There is no township in the county whose people have exhibited more energy and thrift than those of Benton. They had to work to make houses for themselves and families, and while the soil in most parts is rich and fertile, it was a timbered country and it had to be cleared before crops could be raised. Benton township has steadily improved and her population has kept pace with that improvement. In no one thing is she behind her sister townships in all that goes to make an intelligent and prosperous people.
Benton township was first settled in 1833. In the spring of that year Benjamin Sampson for the first time trod the soil and proved to be the first white settler who made his home within its limits. He settled on the western side of the township a little over a mile from the Gentry county line, then Clinton county, on the southwest quarter of section seventeen, township sixty-one, of range twenty-nine. He built himself a log cabin and cleared a place for a patch of corn. His neighbors were some miles distant and he played a lone hand against the forest which surrounded him. But Sampson did not bely his name, and he overcome the trees of the forest as his namesake did the Philistines, but he used an ax. He came from good old Tennessee, and his father before him from Virginia, the mother of States and of statesmen.
On the 22d day of November, 1833, Mr. Sampson found a neighbor, and one, as the future proved, worthy to be called such, and a representative of the true pioneer. On the above date H. W. Enyart settled on section eight, on the southeast quarter, something over a mile from Mr. Sampson’s residence. A tent was occupied until the palace of logs was’ erected. The cabin was built upon a plat of rising ground, forty-eight years ago, and today, on that same spot, Mrs. Mary Ann Enyart, the true and noble pioneer wife, still lives, in the seventy-third year of her age. The cabin was built on section nine, and the occupants came from Kentucky.
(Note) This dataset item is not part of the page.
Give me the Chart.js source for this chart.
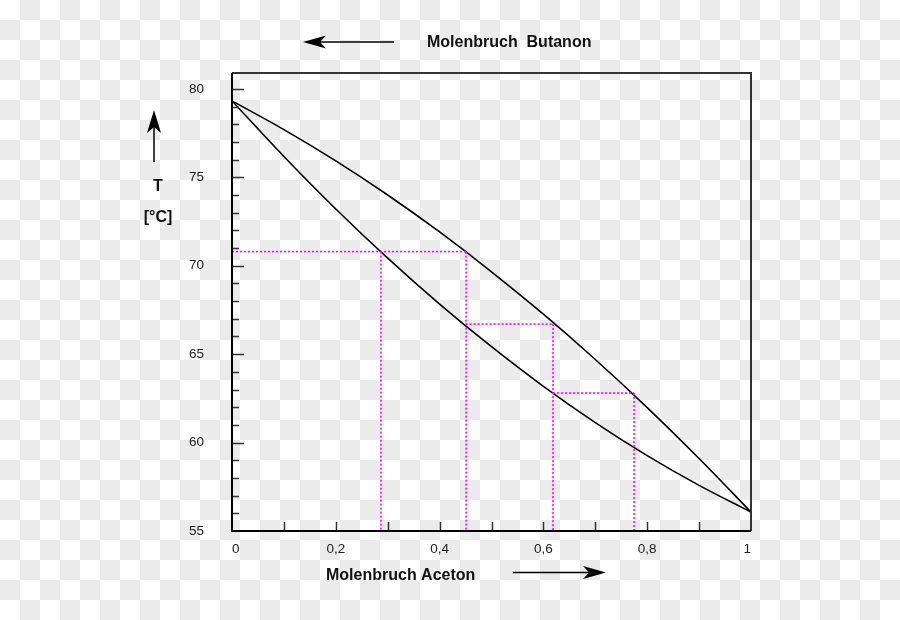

Then followed, the same winter, Benjamin and Jerry Burns and John McCully, and in the spring of 1834, Charles and Isaac Burns, brothers of the above named, arrived. They settled in the same neighborhood on sections eighteen and twenty. All were neighbors who were within five or six miles of each other. John Githens followed closely, and, he too, came in 1834; all these left the “dark and bloody ground,” Kentucky, where they were reared, and bidding their “old Kentucky home, good-bye,” they started west to grow up with the country. A few others came in on the eastern part of the township, and for awhile immigration ceased.